Figure scripts:
==================================================

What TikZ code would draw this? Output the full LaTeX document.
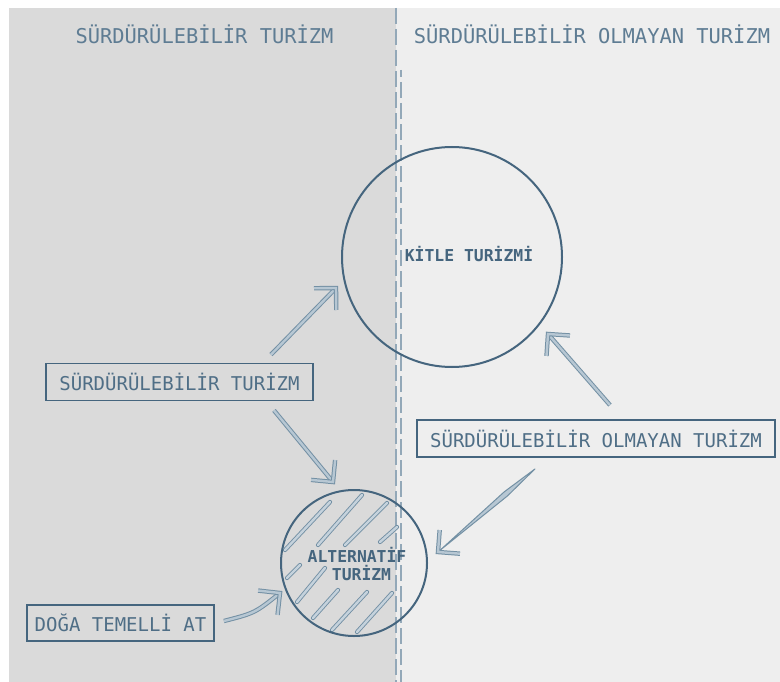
\documentclass[tikz,border=0pt]{standalone}
\usepackage{fontspec}
\newfontfamily\hand{DejaVu Sans Mono}
\usetikzlibrary{calc}
\definecolor{leftbg}{HTML}{DADADA}
\definecolor{rightbg}{HTML}{EEEEEE}
\definecolor{ink}{HTML}{45657E}
\definecolor{txt}{HTML}{4F6E86}
\definecolor{hdr}{HTML}{5E7C93}
\definecolor{arrline}{HTML}{7390A4}
\definecolor{arrfill}{HTML}{B7C7D3}
\definecolor{dashc}{HTML}{93A8B8}
\newcommand\dblarrow[2]{%
  \draw[dbl] (#1) -- (#2);
  \draw[dbl] ($(#2)!22bp!45:(#1)$) -- (#2) -- ($(#2)!22bp!-45:(#1)$);
}
\begin{document}
\begin{tikzpicture}[x=1bp,y=-1bp,
  header/.style={font=\hand\fontsize{20.4bp}{24bp}\selectfont, text=hdr, inner sep=0, anchor=base},
  labelbox/.style={draw=ink, line width=1.8bp, font=\hand\fontsize{19bp}{23bp}\selectfont, text=txt, inner sep=0, minimum height=37bp},
  ring/.style={circle, draw=ink, line width=2bp, inner sep=0},
  ringtext/.style={font=\hand\bfseries\fontsize{16.4bp}{20bp}\selectfont, text=ink, inner sep=0, anchor=base},
  dbl/.style={draw=arrline, double=arrfill, line width=1bp, double distance=2.4bp, line join=miter, line cap=butt},
  hatch/.style={draw=arrline, double=arrfill!80!white, line width=0.9bp, double distance=2.4bp, line cap=round},
  divider/.style={draw=dashc, line width=1.2bp, dash pattern=on 16bp off 5bp}
]
% background
\fill[white] (0,0) rectangle (780,682);
\fill[leftbg] (9,8) rectangle (396,682);
\fill[rightbg] (396,8) rectangle (780,682);
\useasboundingbox (0,0) rectangle (780,682);

% divider
\draw[divider] (396,8) -- (396,682);
\draw[divider, dash phase=9bp] (401,70) -- (401,682);

% headers
\node[header] (hl) at (204.5,44) {SÜRDÜRÜLEBİLİR TURİZM};
\node[header] (hr) at (592,44) {SÜRDÜRÜLEBİLİR OLMAYAN TURİZM};

% hatching of the small circle
\foreach \a/\b/\c/\d in {285/550/330/502, 318/545/362/495, 345/545/387/503,
  380/542/397/527, 287/578/300/565, 297/602/325/568, 313/618/338/590,
  332/630/367/592, 357/632/392/593}
  \draw[hatch] (\a,\b) -- (\c,\d);

% circles
\node[ring, minimum size=220bp] (kitle) at (452,257) {};
\node[ring, minimum size=146bp] (alt) at (354,563) {};
\node[ringtext] (kitlelbl) at (469,261) {KİTLE TURİZMİ};
\node[ringtext] (altlbl1) at (357,562.5) {ALTERNATİF};
\node[ringtext] (altlbl2) at (361.5,580.5) {TURİZM};

% boxes
\node[labelbox, minimum width=267bp] (box1) at (179.5,382) {SÜRDÜRÜLEBİLİR TURİZM};
\node[labelbox, minimum width=358bp] (box2) at (596,438.5) {SÜRDÜRÜLEBİLİR OLMAYAN TURİZM};
\node[labelbox, minimum width=187bp, minimum height=36bp] (box3) at (120.5,623) {DOĞA TEMELLİ AT};

% arrows
\coordinate (a1s) at ([shift={(91.5,-8)}]box1.north);
\coordinate (a1t) at ([shift={(-116,31)}]kitle.center);
\dblarrow{a1s}{a1t}

\coordinate (a2s) at ([shift={(94.5,9)}]box1.south);
\coordinate (a2t) at ([shift={(-21,-81)}]alt.center);
\dblarrow{a2s}{a2t}

\coordinate (a3s) at ([shift={(14,-14)}]box2.north);
\coordinate (a3t) at ([shift={(96,77)}]kitle.center);
\dblarrow{a3s}{a3t}

% tapered arrow
\coordinate (a4s) at ([shift={(-61,11)}]box2.south);
\coordinate (a4t) at ([shift={(84,-11)}]alt.center);
\coordinate (a4m) at ($(a4s)!0.3!(a4t)$);
\filldraw[draw=arrline, fill=arrfill, line width=1bp, line join=round]
  (a4s) -- ($(a4m)!2.6bp!90:(a4t)$) -- ($(a4t)!2bp!(a4s)$) -- ($(a4m)!2.6bp!-90:(a4t)$) -- cycle;
\draw[dbl] ($(a4t)!22bp!45:(a4s)$) -- (a4t) -- ($(a4t)!22bp!-45:(a4s)$);

% curved arrow
\coordinate (a5s) at ([shift={(9,-2)}]box3.east);
\coordinate (a5t) at ([shift={(-74,30)}]alt.center);
\coordinate (a5c) at ($(a5s)!0.5!(a5t)+(3,6)$);
\draw[dbl] (a5s) .. controls (a5c) .. (a5t);
\draw[dbl] ($(a5t)!22bp!45:(a5c)$) -- (a5t) -- ($(a5t)!22bp!-45:(a5c)$);
\end{tikzpicture}
\end{document}
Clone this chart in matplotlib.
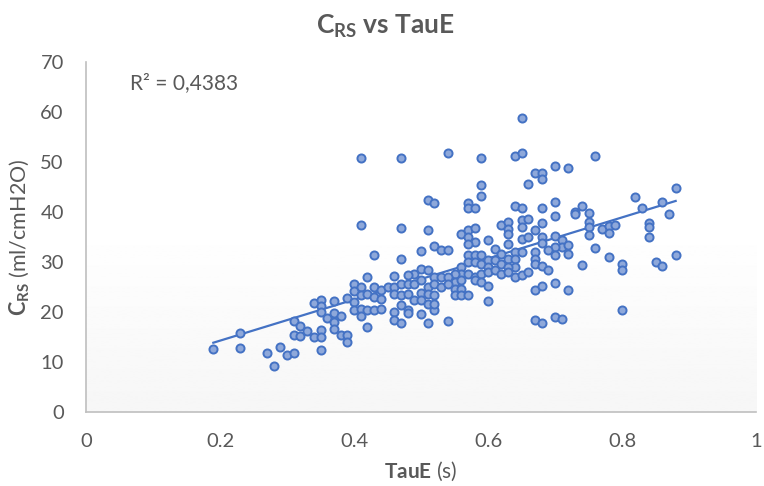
import numpy as np
import matplotlib
matplotlib.use("Agg")
import matplotlib.pyplot as plt

# datos (TauE en s, Crs en ml/cmH2O)
tau_e = [0.19, 0.23, 0.23, 0.27, 0.28, 0.29, 0.30, 0.31, 0.31, 0.32, 0.31, 0.32, 0.33, 0.34, 0.34,
         0.35, 0.35, 0.35, 0.35, 0.35, 0.35, 0.37, 0.36, 0.37, 0.37, 0.37, 0.38, 0.38, 0.39, 0.39,
         0.39, 0.40, 0.40, 0.40, 0.40,
         0.41, 0.47, 0.54, 0.59, 0.64, 0.65, 0.59, 0.59, 0.66, 0.51, 0.52, 0.57, 0.57, 0.58, 0.64,
         0.65, 0.41, 0.47, 0.51, 0.56, 0.57, 0.57, 0.58, 0.58, 0.57, 0.62, 0.63, 0.63, 0.63, 0.65,
         0.65, 0.66, 0.65, 0.60, 0.52, 0.53, 0.54, 0.50, 0.43, 0.47, 0.61, 0.63, 0.64, 0.65, 0.62,
         0.57, 0.58, 0.59, 0.57, 0.58, 0.59, 0.60, 0.56, 0.60, 0.61, 0.62, 0.63, 0.64, 0.64, 0.63,
         0.56, 0.55, 0.57, 0.58, 0.59, 0.60, 0.61, 0.62, 0.63, 0.64, 0.65, 0.66, 0.58, 0.59, 0.60,
         0.60, 0.50, 0.51, 0.49, 0.48, 0.46, 0.52, 0.53, 0.54, 0.55, 0.56, 0.55, 0.56, 0.55, 0.56,
         0.57, 0.41, 0.42, 0.43, 0.44, 0.45, 0.46, 0.47, 0.48, 0.49, 0.50, 0.51, 0.52, 0.53, 0.54,
         0.41, 0.42, 0.43, 0.44, 0.46, 0.47, 0.48, 0.50, 0.51, 0.52, 0.41, 0.42, 0.43, 0.44, 0.46,
         0.47, 0.48, 0.49, 0.50, 0.50, 0.51, 0.52, 0.52, 0.41, 0.42, 0.46, 0.47, 0.48, 0.51, 0.54,
         0.65, 0.66, 0.76, 0.70, 0.72, 0.67, 0.68, 0.68, 0.88, 0.82, 0.86, 0.83, 0.87, 0.70, 0.68,
         0.70, 0.74, 0.73, 0.73, 0.75, 0.75, 0.75, 0.75, 0.77, 0.78, 0.78, 0.79, 0.84, 0.84, 0.84,
         0.68, 0.67, 0.68, 0.68, 0.70, 0.71, 0.71, 0.72, 0.72, 0.70, 0.69, 0.70, 0.67, 0.67, 0.67,
         0.68, 0.69, 0.76, 0.74, 0.78, 0.80, 0.80, 0.85, 0.86, 0.88, 0.67, 0.68, 0.70, 0.72, 0.80,
         0.67, 0.68, 0.70, 0.71]
crs = [12.7, 15.9, 12.9, 11.9, 9.3, 13.1, 11.5, 11.9, 18.3, 17.2, 15.5, 15.2, 16.2, 15.1, 21.9,
       22.5, 21.3, 20.0, 16.4, 15.1, 12.5, 22.3, 18.9, 19.9, 18.1, 16.6, 19.2, 15.4, 15.4, 14.1,
       22.9, 25.7, 24.3, 22.1, 20.5,
       50.9, 50.9, 51.9, 50.9, 51.3, 51.9, 45.4, 43.2, 45.7, 42.4, 41.9, 41.9, 40.9, 40.9, 41.2,
       40.9, 37.5, 36.9, 36.5, 35.6, 36.4, 35.1, 36.9, 34.1, 33.7, 37.4, 38.1, 36.7, 35.6, 38.4,
       37.1, 38.7, 34.7, 34.4, 33.2, 32.4, 32.4, 32.3, 31.4, 30.7, 32.7, 33.7, 32.1, 32.1, 31.7,
       31.4, 31.4, 31.4, 30.1, 30.1, 29.7, 30.4, 29.1, 29.1, 30.4, 29.7, 30.7, 30.7, 29.1, 29.1,
       27.7, 27.7, 27.7, 27.1, 27.7, 28.1, 28.4, 27.7, 28.1, 27.1, 27.4, 28.1, 26.4, 26.1, 25.2,
       22.3, 28.7, 28.5, 27.7, 27.4, 27.2, 27.1, 27.1, 27.1, 26.1, 26.4, 24.7, 24.7, 23.4, 23.4,
       23.4, 25.1, 27.1, 25.1, 24.4, 25.1, 25.1, 25.7, 25.7, 25.7, 26.4, 25.1, 25.7, 25.1, 25.7,
       23.5, 23.7, 23.1, 22.7, 23.7, 23.4, 23.7, 23.9, 23.7, 23.4, 20.7, 20.4, 20.4, 20.7, 20.1,
       21.4, 20.4, 22.5, 22.5, 19.7, 21.7, 20.4, 21.7, 19.3, 17.1, 18.4, 17.9, 19.9, 17.9, 18.3,
       58.9, 35.1, 51.3, 49.2, 48.9, 47.9, 47.9, 46.7, 44.9, 43.0, 42.1, 40.9, 39.6, 42.1, 40.9,
       39.3, 41.3, 40.1, 39.6, 39.9, 38.1, 37.1, 35.5, 36.7, 37.2, 35.9, 37.5, 37.9, 37.1, 35.1,
       37.9, 36.4, 35.1, 33.9, 35.3, 34.5, 33.1, 33.5, 31.7, 33.1, 32.4, 31.4, 32.1, 30.7, 29.7,
       29.3, 28.5, 32.9, 29.5, 31.0, 29.7, 28.5, 30.1, 29.3, 31.4, 24.5, 25.2, 25.9, 24.5, 20.4,
       18.4, 17.9, 19.1, 18.6]

x_ticks = [0, 0.2, 0.4, 0.6, 0.8, 1]
y_ticks = [0, 10, 20, 30, 40, 50, 60, 70]
r2_text = "R² = 0,4383"

plt.rcParams['font.family'] = ['Lato', 'DejaVu Sans']
plt.rcParams['mathtext.fontset'] = 'custom'
plt.rcParams['mathtext.rm'] = 'Lato'
plt.rcParams['mathtext.bf'] = 'Lato:bold'

gris = '#595959'
azul = '#4472C4'

fig = plt.figure(figsize=(7.64, 4.86), dpi=100)
ax = fig.add_axes([0.1126, 0.152, 0.877, 0.72])

# fondo degradado del area de trazado
grad = np.linspace(1.0, 0.935, 256).reshape(-1, 1)
grad = np.clip(grad + 0.03, 0, 1)
ax.imshow(grad, extent=[0, 1, 0, 1], transform=ax.transAxes, aspect='auto',
          cmap='gray', vmin=0, vmax=1, zorder=0)

ax.scatter(tau_e, crs, s=34, facecolor='#8EA8DA', edgecolor=azul, linewidth=1.4, zorder=3)

# linea de tendencia lineal
m, b = np.polyfit(tau_e, crs, 1)
xs = np.array([min(tau_e), max(tau_e)])
ax.plot(xs, m * xs + b, color=azul, linewidth=1.6, zorder=2)

ax.set_xlim(0, 1)
ax.set_ylim(0, 70)
ax.set_xticks(x_ticks)
ax.set_xticklabels(['{:g}'.format(v) for v in x_ticks])
ax.set_yticks(y_ticks)
ax.tick_params(axis='x', length=0, pad=15, labelsize=14.5, labelcolor=gris)
ax.tick_params(axis='y', length=0, pad=16, labelsize=14.5, labelcolor=gris)

for s in ['top', 'right']:
    ax.spines[s].set_visible(False)
for s in ['left', 'bottom']:
    ax.spines[s].set_color('#bfbfbf')
    ax.spines[s].set_linewidth(1.2)

ax.set_xlabel(r'$\mathbf{TauE}$ (s)', fontsize=15, color=gris, labelpad=7)
ax.set_ylabel(r'$\mathbf{C_{RS}}$ (ml/cmH2O)', fontsize=15.5, color=gris, labelpad=6)
fig.text(0.505, 0.945, r'$\mathbf{C_{RS}}$ vs TauE', fontsize=19, fontweight='bold',
         color=gris, ha='center', va='center')
ax.text(0.066, 0.94, r2_text, transform=ax.transAxes, fontsize=15, color=gris,
        ha='left', va='center')

fig.savefig('out.png', dpi=100)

==================================================

▶ [What the task requires] What's needed is an exact copy of the lines above from the one with "Clone this chart in matplotlib." through the one with "import matplotlib.pyplot as plt", both included; the pictures stay out.

▶ [Completed task]
Clone this chart in matplotlib.
import numpy as np
import matplotlib
matplotlib.use("Agg")
import matplotlib.pyplot as plt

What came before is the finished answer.